Exercise goal: Exclude the pictures and return every line exactly as written.

***

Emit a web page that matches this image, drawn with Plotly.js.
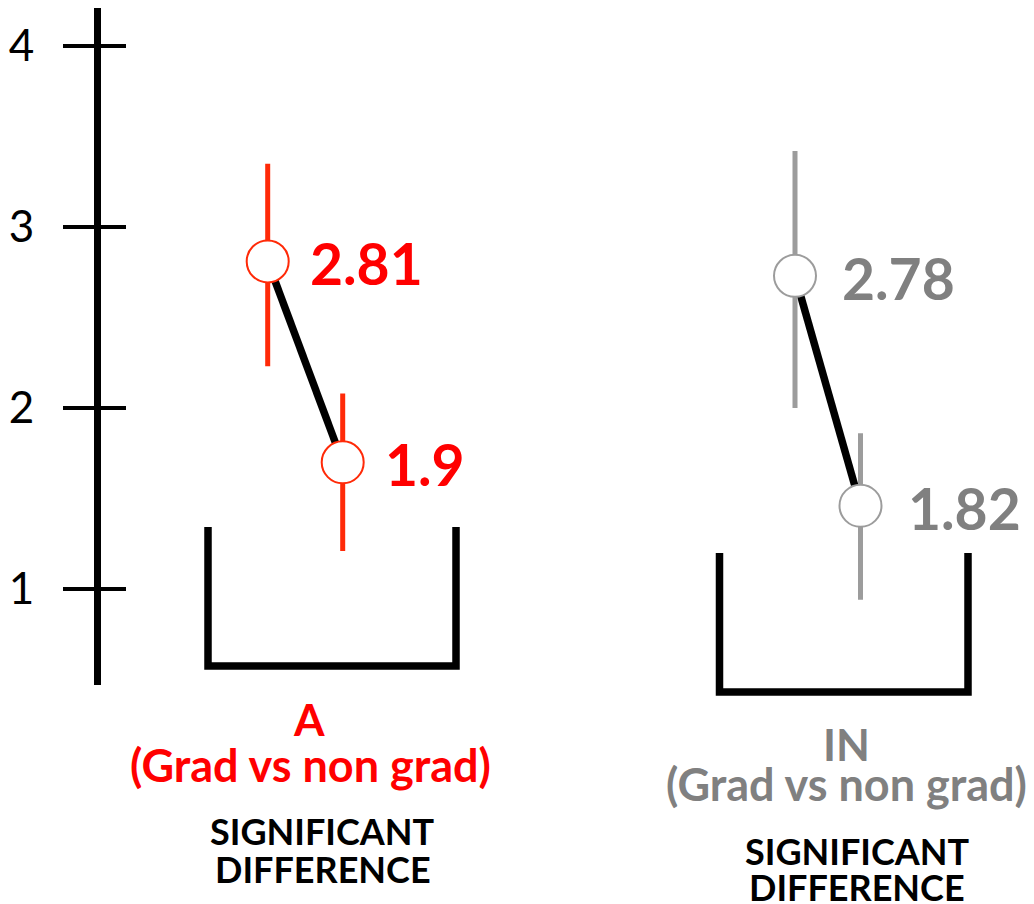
<!DOCTYPE html>
<html>
<head>
<meta charset="utf-8">
<script src="https://cdn.plot.ly/plotly-3.0.1.min.js"></script>
<style>html,body{margin:0;padding:0;background:#fff;}#chart{width:1034px;height:904px;}</style>
</head>
<body>
<div id="chart"></div>
<script>
// ---- data ----
const conditions = ["Grad", "Non grad"];
const tickValues = [1, 2, 3, 4];
const tickLabels = ["1", "2", "3", "4"];

const aMeans = [2.81, 1.70];
const aUpper = [3.35, 2.08];
const aLower = [2.23, 1.21];
const aLabels = ["2.81", "1.9"];

const inMeans = [2.73, 1.46];
const inUpper = [3.42, 1.86];
const inLower = [2.00, 0.94];
const inLabels = ["2.78", "1.82"];

const groupNames = ["A", "IN"];
const comparison = "(Grad vs non grad)";
const verdict = ["SIGNIFICANT", "DIFFERENCE"];

// ---- styling ----
const W = 1034, H = 904;
const px = v => v / W;
const py = v => 1 - v / H;
const FONT = "Lato, 'Open Sans', sans-serif";
const RED = "#ff0000", RED_BAR = "#ff2a08";
const GRAY = "#808080", GRAY_BAR = "#9c9c9c";

const up = (u, m) => u.map((v, i) => +(v - m[i]).toFixed(3));
const dn = (l, m) => l.map((v, i) => +(m[i] - v).toFixed(3));

function lineTrace(means, xa) {
  return {x: conditions, y: means, xaxis: xa, yaxis: "y", mode: "lines",
    line: {color: "#000", width: 7.5}, hoverinfo: "skip", showlegend: false};
}
function pointTrace(means, upper, lower, xa, barColor) {
  return {x: conditions, y: means, xaxis: xa, yaxis: "y", mode: "markers",
    marker: {symbol: "circle", size: 42, color: "#fff", line: {color: barColor, width: 2}},
    error_y: {type: "data", symmetric: false, array: up(upper, means), arrayminus: dn(lower, means),
      color: barColor, thickness: 5, width: 0},
    showlegend: false};
}

const traces = [
  lineTrace(aMeans, "x"),
  pointTrace(aMeans, aUpper, aLower, "x", RED_BAR),
  lineTrace(inMeans, "x2"),
  pointTrace(inMeans, inUpper, inLower, "x2", GRAY_BAR),
  {x: [conditions[0]], y: [null], xaxis: "x", yaxis: "y2", mode: "markers", showlegend: false, hoverinfo: "skip"}
];

const yTop = 4.20994, yBot = 0.46964;
const yDomain = [py(685), py(8)];

const valueAnn = (labels, means, xa, color, shift) => labels.map((t, i) => ({
  xref: xa, yref: "y", x: conditions[i], y: means[i], text: t, showarrow: false,
  xanchor: "left", yanchor: "middle", xshift: shift, yshift: -2,
  font: {family: FONT, size: 57, color: color, weight: 700}
}));

const textAnn = (text, cx, cy, color, size) => ({
  xref: "paper", yref: "paper", x: px(cx), y: py(cy), text: text, showarrow: false,
  xanchor: "center", yanchor: "middle",
  font: {family: FONT, size: size, color: color, weight: 700}
});

const annotations = [
  ...valueAnn(aLabels, aMeans, "x", RED, 40),
  ...valueAnn(inLabels, inMeans, "x2", GRAY, 45),
  textAnn(groupNames[0], 309, 719, RED, 44),
  textAnn(comparison, 310, 765, RED, 45),
  textAnn(verdict[0], 322, 831, "#000", 36),
  textAnn(verdict[1], 323, 869, "#000", 36),
  textAnn(groupNames[1], 846, 744, GRAY, 44),
  textAnn(comparison, 846, 784, GRAY, 45),
  textAnn(verdict[0], 857, 851, "#000", 36),
  textAnn(verdict[1], 857, 887, "#000", 36)
];

const bracket = (x0, x1, top, bottom) => ({
  type: "path", xref: "paper", yref: "paper",
  path: `M ${px(x0)} ${py(top)} L ${px(x0)} ${py(bottom)} L ${px(x1)} ${py(bottom)} L ${px(x1)} ${py(top)}`,
  line: {color: "#000", width: 7.5}
});

const layout = {
  width: W, height: H,
  margin: {l: 0, r: 0, t: 0, b: 0},
  paper_bgcolor: "#fff", plot_bgcolor: "rgba(0,0,0,0)",
  showlegend: false,
  xaxis: {domain: [px(192.7), px(417.7)], range: [-1, 2], type: "category",
    categoryarray: conditions, visible: false, fixedrange: true},
  xaxis2: {domain: [px(729.5), px(926)], range: [-1, 2], type: "category",
    categoryarray: conditions, visible: false, anchor: "y", fixedrange: true},
  yaxis: {domain: yDomain, range: [yBot, yTop], anchor: "free", position: px(97), side: "left",
    showline: true, linecolor: "#000", linewidth: 7,
    ticks: "outside", ticklen: 31, tickwidth: 4, tickcolor: "#000",
    tickmode: "array", tickvals: tickValues, ticktext: tickLabels,
    tickfont: {family: FONT, size: 44, color: "#000"}, ticklabelstandoff: 20,
    showgrid: false, zeroline: false, fixedrange: true},
  yaxis2: {overlaying: "y", range: [yBot, yTop], anchor: "free", position: px(97), side: "left",
    showline: false, ticks: "inside", ticklen: 28, tickwidth: 4, tickcolor: "#000",
    tickmode: "array", tickvals: tickValues, showticklabels: false,
    showgrid: false, zeroline: false, fixedrange: true},
  shapes: [bracket(208, 456, 527, 666), bracket(719.5, 968, 553, 692)],
  annotations: annotations
};

Plotly.newPlot("chart", traces, layout, {displayModeBar: false, staticPlot: true});
</script>
</body>
</html>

***

Solution for this task:
Emit a web page that matches this image, drawn with Plotly.js.
<!DOCTYPE html>
<html>
<head>
<meta charset="utf-8">
<script src="https://cdn.plot.ly/plotly-3.0.1.min.js"></script>
<style>html,body{margin:0;padding:0;background:#fff;}#chart{width:1034px;height:904px;}</style>
</head>
<body>
<div id="chart"></div>
<script>
// ---- data ----
const conditions = ["Grad", "Non grad"];
const tickValues = [1, 2, 3, 4];
const tickLabels = ["1", "2", "3", "4"];

const aMeans = [2.81, 1.70];
const aUpper = [3.35, 2.08];
const aLower = [2.23, 1.21];
const aLabels = ["2.81", "1.9"];

const inMeans = [2.73, 1.46];
const inUpper = [3.42, 1.86];
const inLower = [2.00, 0.94];
const inLabels = ["2.78", "1.82"];

const groupNames = ["A", "IN"];
const comparison = "(Grad vs non grad)";
const verdict = ["SIGNIFICANT", "DIFFERENCE"];

// ---- styling ----
const W = 1034, H = 904;
const px = v => v / W;
const py = v => 1 - v / H;
const FONT = "Lato, 'Open Sans', sans-serif";
const RED = "#ff0000", RED_BAR = "#ff2a08";
const GRAY = "#808080", GRAY_BAR = "#9c9c9c";

const up = (u, m) => u.map((v, i) => +(v - m[i]).toFixed(3));
const dn = (l, m) => l.map((v, i) => +(m[i] - v).toFixed(3));

function lineTrace(means, xa) {
  return {x: conditions, y: means, xaxis: xa, yaxis: "y", mode: "lines",
    line: {color: "#000", width: 7.5}, hoverinfo: "skip", showlegend: false};
}
function pointTrace(means, upper, lower, xa, barColor) {
  return {x: conditions, y: means, xaxis: xa, yaxis: "y", mode: "markers",
    marker: {symbol: "circle", size: 42, color: "#fff", line: {color: barColor, width: 2}},
    error_y: {type: "data", symmetric: false, array: up(upper, means), arrayminus: dn(lower, means),
      color: barColor, thickness: 5, width: 0},
    showlegend: false};
}

const traces = [
  lineTrace(aMeans, "x"),
  pointTrace(aMeans, aUpper, aLower, "x", RED_BAR),
  lineTrace(inMeans, "x2"),
  pointTrace(inMeans, inUpper, inLower, "x2", GRAY_BAR),
  {x: [conditions[0]], y: [null], xaxis: "x", yaxis: "y2", mode: "markers", showlegend: false, hoverinfo: "skip"}
];

const yTop = 4.20994, yBot = 0.46964;
const yDomain = [py(685), py(8)];

const valueAnn = (labels, means, xa, color, shift) => labels.map((t, i) => ({
  xref: xa, yref: "y", x: conditions[i], y: means[i], text: t, showarrow: false,
  xanchor: "left", yanchor: "middle", xshift: shift, yshift: -2,
  font: {family: FONT, size: 57, color: color, weight: 700}
}));

const textAnn = (text, cx, cy, color, size) => ({
  xref: "paper", yref: "paper", x: px(cx), y: py(cy), text: text, showarrow: false,
  xanchor: "center", yanchor: "middle",
  font: {family: FONT, size: size, color: color, weight: 700}
});

const annotations = [
  ...valueAnn(aLabels, aMeans, "x", RED, 40),
  ...valueAnn(inLabels, inMeans, "x2", GRAY, 45),
  textAnn(groupNames[0], 309, 719, RED, 44),
  textAnn(comparison, 310, 765, RED, 45),
  textAnn(verdict[0], 322, 831, "#000", 36),
  textAnn(verdict[1], 323, 869, "#000", 36),
  textAnn(groupNames[1], 846, 744, GRAY, 44),
  textAnn(comparison, 846, 784, GRAY, 45),
  textAnn(verdict[0], 857, 851, "#000", 36),
  textAnn(verdict[1], 857, 887, "#000", 36)
];

const bracket = (x0, x1, top, bottom) => ({
  type: "path", xref: "paper", yref: "paper",
  path: `M ${px(x0)} ${py(top)} L ${px(x0)} ${py(bottom)} L ${px(x1)} ${py(bottom)} L ${px(x1)} ${py(top)}`,
  line: {color: "#000", width: 7.5}
});

const layout = {
  width: W, height: H,
  margin: {l: 0, r: 0, t: 0, b: 0},
  paper_bgcolor: "#fff", plot_bgcolor: "rgba(0,0,0,0)",
  showlegend: false,
  xaxis: {domain: [px(192.7), px(417.7)], range: [-1, 2], type: "category",
    categoryarray: conditions, visible: false, fixedrange: true},
  xaxis2: {domain: [px(729.5), px(926)], range: [-1, 2], type: "category",
    categoryarray: conditions, visible: false, anchor: "y", fixedrange: true},
  yaxis: {domain: yDomain, range: [yBot, yTop], anchor: "free", position: px(97), side: "left",
    showline: true, linecolor: "#000", linewidth: 7,
    ticks: "outside", ticklen: 31, tickwidth: 4, tickcolor: "#000",
    tickmode: "array", tickvals: tickValues, ticktext: tickLabels,
    tickfont: {family: FONT, size: 44, color: "#000"}, ticklabelstandoff: 20,
    showgrid: false, zeroline: false, fixedrange: true},
  yaxis2: {overlaying: "y", range: [yBot, yTop], anchor: "free", position: px(97), side: "left",
    showline: false, ticks: "inside", ticklen: 28, tickwidth: 4, tickcolor: "#000",
    tickmode: "array", tickvals: tickValues, showticklabels: false,
    showgrid: false, zeroline: false, fixedrange: true},
  shapes: [bracket(208, 456, 527, 666), bracket(719.5, 968, 553, 692)],
  annotations: annotations
};

Plotly.newPlot("chart", traces, layout, {displayModeBar: false, staticPlot: true});
</script>
</body>
</html>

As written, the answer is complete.